The 90th annual meeting for the American Musicological Society (AMS) takes place in Chicago, Illinois this week. The meeting is a forum for the exploration of music and musicology, and the breadth of topics is evident from the papers submitted by three of our Faculty members. Professors Laura Tunbridge, Naomi Waltham-Smith and Daniel Grimley will all be in attendance, presenting their recent work.
Speaking on Thursday, Professor Grimley will chair a roundtable on 'Bordering Modernisms', in which the presenters will discuss the possibilities and limits of borders in the schemes of global modernism. Daniel's own work attends to the idea of border crossing in Antarctica, particularly how sound reflects crossings between human and non-human agencies, and set within the context of ecological catastrophe.
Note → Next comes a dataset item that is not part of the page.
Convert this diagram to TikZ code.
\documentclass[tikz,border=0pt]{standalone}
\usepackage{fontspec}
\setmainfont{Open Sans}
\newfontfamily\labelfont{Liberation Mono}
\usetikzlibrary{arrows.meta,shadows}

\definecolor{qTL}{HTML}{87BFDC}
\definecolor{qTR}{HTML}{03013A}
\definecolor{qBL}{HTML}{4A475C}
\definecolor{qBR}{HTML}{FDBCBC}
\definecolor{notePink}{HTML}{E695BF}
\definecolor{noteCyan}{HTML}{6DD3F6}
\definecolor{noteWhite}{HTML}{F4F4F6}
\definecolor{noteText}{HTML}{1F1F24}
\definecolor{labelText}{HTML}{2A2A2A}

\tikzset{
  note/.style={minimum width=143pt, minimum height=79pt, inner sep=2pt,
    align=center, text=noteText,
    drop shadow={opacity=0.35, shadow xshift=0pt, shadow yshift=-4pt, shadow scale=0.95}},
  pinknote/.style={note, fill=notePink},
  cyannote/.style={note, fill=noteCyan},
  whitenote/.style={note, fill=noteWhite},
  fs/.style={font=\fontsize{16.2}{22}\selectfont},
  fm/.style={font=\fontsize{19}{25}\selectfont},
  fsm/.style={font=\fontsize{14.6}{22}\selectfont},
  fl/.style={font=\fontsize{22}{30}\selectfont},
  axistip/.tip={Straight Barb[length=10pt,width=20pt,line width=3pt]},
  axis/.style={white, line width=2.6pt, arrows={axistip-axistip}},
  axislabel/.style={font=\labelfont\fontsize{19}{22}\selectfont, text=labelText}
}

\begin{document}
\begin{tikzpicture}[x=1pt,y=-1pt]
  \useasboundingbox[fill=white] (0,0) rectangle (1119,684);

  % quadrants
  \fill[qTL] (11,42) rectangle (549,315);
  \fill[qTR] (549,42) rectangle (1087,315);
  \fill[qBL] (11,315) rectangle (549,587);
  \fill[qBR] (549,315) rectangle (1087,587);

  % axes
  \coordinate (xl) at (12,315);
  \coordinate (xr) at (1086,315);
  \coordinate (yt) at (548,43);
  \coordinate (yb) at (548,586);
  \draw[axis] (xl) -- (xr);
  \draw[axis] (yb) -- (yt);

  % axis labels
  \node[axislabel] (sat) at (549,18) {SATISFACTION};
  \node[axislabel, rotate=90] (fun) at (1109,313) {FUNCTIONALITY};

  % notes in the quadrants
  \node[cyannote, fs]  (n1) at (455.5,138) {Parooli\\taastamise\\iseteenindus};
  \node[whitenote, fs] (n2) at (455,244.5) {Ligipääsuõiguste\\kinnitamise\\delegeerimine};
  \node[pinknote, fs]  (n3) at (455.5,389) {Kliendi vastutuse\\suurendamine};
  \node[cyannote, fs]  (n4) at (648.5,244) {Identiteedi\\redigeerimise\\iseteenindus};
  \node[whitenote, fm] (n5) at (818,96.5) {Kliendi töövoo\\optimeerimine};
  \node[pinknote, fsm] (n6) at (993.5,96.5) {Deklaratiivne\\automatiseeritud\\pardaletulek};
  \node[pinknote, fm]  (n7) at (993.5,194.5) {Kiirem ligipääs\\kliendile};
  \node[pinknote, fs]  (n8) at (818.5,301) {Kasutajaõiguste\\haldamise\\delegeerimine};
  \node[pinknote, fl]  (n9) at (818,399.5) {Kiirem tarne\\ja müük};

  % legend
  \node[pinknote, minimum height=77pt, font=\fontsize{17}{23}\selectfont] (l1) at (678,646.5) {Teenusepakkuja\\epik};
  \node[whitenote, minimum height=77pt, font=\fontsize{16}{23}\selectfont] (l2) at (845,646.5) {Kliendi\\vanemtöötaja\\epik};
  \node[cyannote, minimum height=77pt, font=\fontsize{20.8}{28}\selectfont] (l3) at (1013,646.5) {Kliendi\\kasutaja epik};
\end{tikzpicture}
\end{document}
The following day Professor Tunbridge explores contrasting interpretations of Bartók string quartets, listening to post-war recordings from Hungary and America. As part of the session 'Sounding "Real": Identity and Authentic Performance', Laura's presentation 'Sounding’ Bartók c.1950' looks at the impact of Bartók's music to establish identity at a time when national styles were losing definition.
Professor Waltham-Smith delivers her paper 'Ec(h)ologies and Worldmaking' on Sunday as part of the session 'Listening, Climate Catastrophe, and Colonial Extraction'. The paper explores how pressure might be put on structural listening as a form of worldmaking that reduces the environment’s diversity, and examines how echolocation allows us to think about aurality’s worldmaking capacities.